*To do*. Extract the lines up to and including the one that contains "['#8AC94A', '#96D853', '#A0DE5E'])", starting with the first line of the entries below, and omit the pictures.

┌──

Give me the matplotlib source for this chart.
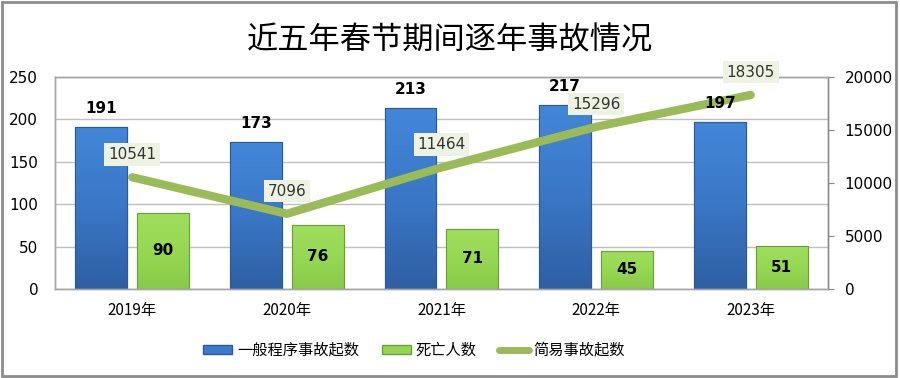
import numpy as np
import matplotlib
matplotlib.use('Agg')
import matplotlib.pyplot as plt
from matplotlib.patches import Rectangle, Patch
from matplotlib.lines import Line2D
from matplotlib.colors import LinearSegmentedColormap

plt.rcParams['font.family'] = ['DejaVu Sans', 'Noto Sans CJK SC']

years = ['2019年', '2020年', '2021年', '2022年', '2023年']
general_accidents = [191, 173, 213, 217, 197]
deaths = [90, 76, 71, 45, 51]
simple_accidents = [10541, 7096, 11464, 15296, 18305]

BLUE = '#3C7BCB'
BLUE_EDGE = '#2A5A99'
GREEN = '#94D452'
GREEN_EDGE = '#6E9E3A'
LINE = '#9BBB59'
GRID = '#BFBFBF'

blue_cmap = LinearSegmentedColormap.from_list('b', ['#2F5FA2', '#3A77C6', '#4386D8'])
green_cmap = LinearSegmentedColormap.from_list('g', ['#8AC94A', '#96D853', '#A0DE5E'])


def gradient_bars(ax, bars, cmap):
    grad = np.linspace(0, 1, 100).reshape(-1, 1)
    for rect in bars:
        x0, y0 = rect.get_x(), rect.get_y()
        w, h = rect.get_width(), rect.get_height()
        im = ax.imshow(grad, cmap=cmap, aspect='auto', origin='lower',
                       extent=(x0, x0 + w, y0, y0 + h), zorder=2.1)
        im.set_clip_path(rect)


fig = plt.figure(figsize=(9, 3.78), dpi=100)
ax = fig.add_axes([0.061, 0.2354, 0.859, 0.561])
ax2 = ax.twinx()

x = np.arange(len(years))
w = 0.335
off = 0.2

b1 = ax.bar(x - off, general_accidents, w, color=BLUE, edgecolor=BLUE_EDGE, linewidth=0.8, zorder=2)
b2 = ax.bar(x + off, deaths, w, color=GREEN, edgecolor=GREEN_EDGE, linewidth=0.8, zorder=2)
gradient_bars(ax, b1, blue_cmap)
gradient_bars(ax, b2, green_cmap)
for rect in list(b1) + list(b2):
    ax.add_patch(Rectangle((rect.get_x(), rect.get_y()), rect.get_width(), rect.get_height(),
                           fill=False, edgecolor=rect.get_edgecolor(), linewidth=0.8, zorder=2.2))

ax2.plot(x, simple_accidents, color=LINE, linewidth=6, solid_capstyle='round', zorder=3)

for rect, v in zip(b1, general_accidents):
    ax2.annotate(str(v), (rect.get_x() + rect.get_width() / 2, v), xycoords=ax.transData,
                 xytext=(0, 8), textcoords='offset points', ha='center', va='bottom',
                 fontsize=11, fontweight='bold', zorder=5)
for rect, v in zip(b2, deaths):
    ax2.annotate(str(v), (rect.get_x() + rect.get_width() / 2, v / 2), xycoords=ax.transData,
                 ha='center', va='center', fontsize=11, fontweight='bold', zorder=5)

for xi, v in zip(x, simple_accidents):
    ax2.annotate(str(v), (xi, v), xytext=(0, 11), textcoords='offset points',
                 ha='center', va='bottom', fontsize=11, color='#333333', zorder=6,
                 bbox=dict(boxstyle='square,pad=0.25', facecolor='#EEF2E2', edgecolor='none'))

ax.set_xlim(-0.5, 4.5)
ax.set_ylim(0, 250)
ax.set_yticks(range(0, 251, 50))
ax2.set_ylim(0, 20000)
ax2.set_yticks(range(0, 20001, 5000))

ax.set_xticks(x)
ax.set_xticklabels(years, fontsize=11, family=['Noto Sans CJK SC'])
ax.tick_params(axis='x', length=0, pad=9)
ax.tick_params(axis='y', length=0, labelsize=11, pad=12)
ax2.tick_params(axis='y', length=4, color='#888888', labelsize=11, pad=8)

ax.grid(axis='y', color=GRID, linewidth=1, zorder=0)
ax.set_axisbelow(True)
for a in (ax, ax2):
    for s in a.spines.values():
        s.set_color('#A6A6A6')
        s.set_linewidth(1)
ax2.spines['right'].set_color('#888888')

fig.text(0.5, 0.894, '近五年春节期间逐年事故情况', ha='center', va='center',
         fontsize=22.5, family=['Noto Sans CJK SC'])

handles = [Patch(facecolor=BLUE, edgecolor=BLUE_EDGE),
           Patch(facecolor=GREEN, edgecolor=GREEN_EDGE),
           Line2D([0], [0], color=LINE, linewidth=5, solid_capstyle='round')]
labels = ['一般程序事故起数', '死亡人数', '简易事故起数']
fig.legend(handles, labels, loc='center', bbox_to_anchor=(0.46, 0.073), ncol=3,
           frameon=False, prop={'family': 'Noto Sans CJK SC', 'size': 11},
           handlelength=1.9, handleheight=0.5, handletextpad=0.3, columnspacing=1.5)

fig.patches.append(Rectangle((0.002, 0.004), 0.994, 0.99, transform=fig.transFigure,
                             fill=False, edgecolor='#8C8C8C', linewidth=2))

fig.savefig('out.png', dpi=100)
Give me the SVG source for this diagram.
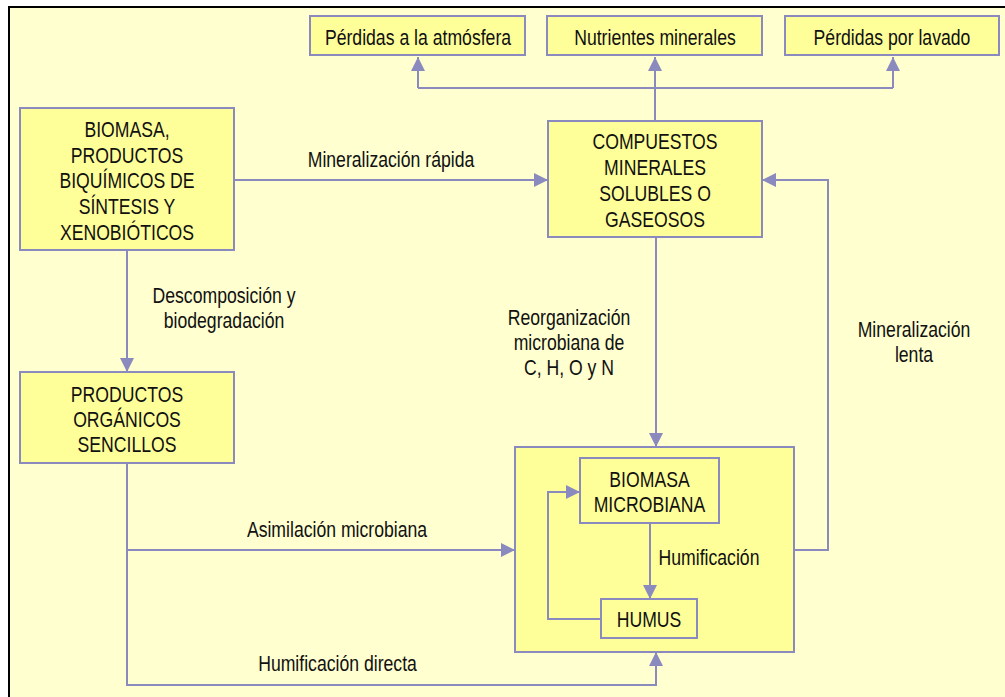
<svg xmlns="http://www.w3.org/2000/svg" width="1005" height="697" viewBox="0 0 1005 697">
<defs>
<style>
.box{fill:#FFFF99;stroke:#8A8ABF;stroke-width:2}
.ln{fill:none;stroke:#8A8ABF;stroke-width:2}
.arr{marker-end:url(#ah)}
.t{font-family:"Liberation Sans",Arial,sans-serif;font-size:21.5px;fill:#111;text-anchor:middle}
</style>
<marker id="ah" viewBox="0 0 14 14" refX="14" refY="7" markerWidth="14" markerHeight="14" markerUnits="userSpaceOnUse" orient="auto">
<path d="M0,0 L14,7 L0,14 z" fill="#8A8ABF"/>
</marker>
</defs>
<rect x="0" y="0" width="1005" height="697" fill="#ffffff"/>
<rect x="9" y="7" width="1010" height="710" fill="#FFFFD0" stroke="#000" stroke-width="2"/>

<g id="n-atmosfera">
<rect class="box" x="310" y="16" width="215" height="39"/>
<text class="t" transform="translate(418,45) scale(0.82 1)">Pérdidas a la atmósfera</text>
</g>
<g id="n-nutrientes">
<rect class="box" x="547" y="16" width="215" height="39"/>
<text class="t" transform="translate(655,45) scale(0.82 1)">Nutrientes minerales</text>
</g>
<g id="n-lavado">
<rect class="box" x="785" y="16" width="214" height="39"/>
<text class="t" transform="translate(892,45) scale(0.82 1)">Pérdidas por lavado</text>
</g>
<g id="n-biomasa">
<rect class="box" x="20" y="108" width="214" height="142"/>
<text class="t" transform="translate(127,137) scale(0.82 1)"><tspan x="0" y="0">BIOMASA,</tspan><tspan x="0" y="25.7">PRODUCTOS</tspan><tspan x="0" y="51.4">BIQUÍMICOS DE</tspan><tspan x="0" y="77.1">SÍNTESIS Y</tspan><tspan x="0" y="102.8">XENOBIÓTICOS</tspan></text>
</g>
<g id="n-compuestos">
<rect class="box" x="548" y="121" width="214" height="116"/>
<text class="t" transform="translate(655,149) scale(0.82 1)"><tspan x="0" y="0">COMPUESTOS</tspan><tspan x="0" y="26">MINERALES</tspan><tspan x="0" y="52">SOLUBLES O</tspan><tspan x="0" y="78">GASEOSOS</tspan></text>
</g>
<g id="n-productos">
<rect class="box" x="20" y="372" width="214" height="91"/>
<text class="t" transform="translate(127,402) scale(0.82 1)"><tspan x="0" y="0">PRODUCTOS</tspan><tspan x="0" y="25">ORGÁNICOS</tspan><tspan x="0" y="50">SENCILLOS</tspan></text>
</g>
<g id="n-grupo">
<rect class="box" x="515" y="447" width="279" height="205"/>
</g>
<g id="n-biomasa-microbiana">
<rect class="box" x="580" y="458" width="139" height="65"/>
<text class="t" transform="translate(649.5,487) scale(0.82 1)"><tspan x="0" y="0">BIOMASA</tspan><tspan x="0" y="25">MICROBIANA</tspan></text>
</g>
<g id="n-humus">
<rect class="box" x="601" y="599" width="96" height="39"/>
<text class="t" transform="translate(649,627) scale(0.82 1)">HUMUS</text>
</g>

<g id="connectors">
<path class="ln arr" d="M234,180 H548"/>
<path class="ln arr" d="M655,121 V57"/>
<path class="ln" d="M418,88 H893"/>
<path class="ln arr" d="M418,88 V57"/>
<path class="ln arr" d="M893,88 V57"/>
<path class="ln arr" d="M127,250 V372"/>
<path class="ln arr" d="M656,237 V447"/>
<path class="ln arr" d="M127,463 V685 H656 V652"/>
<path class="ln arr" d="M127,550 H515"/>
<path class="ln arr" d="M794,550 H828 V180 H762"/>
<path class="ln arr" d="M650,523 V599"/>
<path class="ln arr" d="M601,619 H548 V492 H580"/>
</g>

<g id="labels">
<text class="t" transform="translate(391,167) scale(0.82 1)">Mineralización rápida</text>
<text class="t" transform="translate(224,303) scale(0.82 1)"><tspan x="0" y="0">Descomposición y</tspan><tspan x="0" y="25">biodegradación</tspan></text>
<text class="t" transform="translate(569,325) scale(0.82 1)"><tspan x="0" y="0">Reorganización</tspan><tspan x="0" y="25.5">microbiana de</tspan><tspan x="0" y="50">C, H, O y N</tspan></text>
<text class="t" transform="translate(914,337) scale(0.82 1)"><tspan x="0" y="0">Mineralización</tspan><tspan x="0" y="25">lenta</tspan></text>
<text class="t" transform="translate(709,565) scale(0.82 1)">Humificación</text>
<text class="t" transform="translate(337,537) scale(0.82 1)">Asimilación microbiana</text>
<text class="t" transform="translate(337.5,671) scale(0.82 1)">Humificación directa</text>
</g>
</svg>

└──

*Final result*.
Give me the matplotlib source for this chart.
import numpy as np
import matplotlib
matplotlib.use('Agg')
import matplotlib.pyplot as plt
from matplotlib.patches import Rectangle, Patch
from matplotlib.lines import Line2D
from matplotlib.colors import LinearSegmentedColormap

plt.rcParams['font.family'] = ['DejaVu Sans', 'Noto Sans CJK SC']

years = ['2019年', '2020年', '2021年', '2022年', '2023年']
general_accidents = [191, 173, 213, 217, 197]
deaths = [90, 76, 71, 45, 51]
simple_accidents = [10541, 7096, 11464, 15296, 18305]

BLUE = '#3C7BCB'
BLUE_EDGE = '#2A5A99'
GREEN = '#94D452'
GREEN_EDGE = '#6E9E3A'
LINE = '#9BBB59'
GRID = '#BFBFBF'

blue_cmap = LinearSegmentedColormap.from_list('b', ['#2F5FA2', '#3A77C6', '#4386D8'])
green_cmap = LinearSegmentedColormap.from_list('g', ['#8AC94A', '#96D853', '#A0DE5E'])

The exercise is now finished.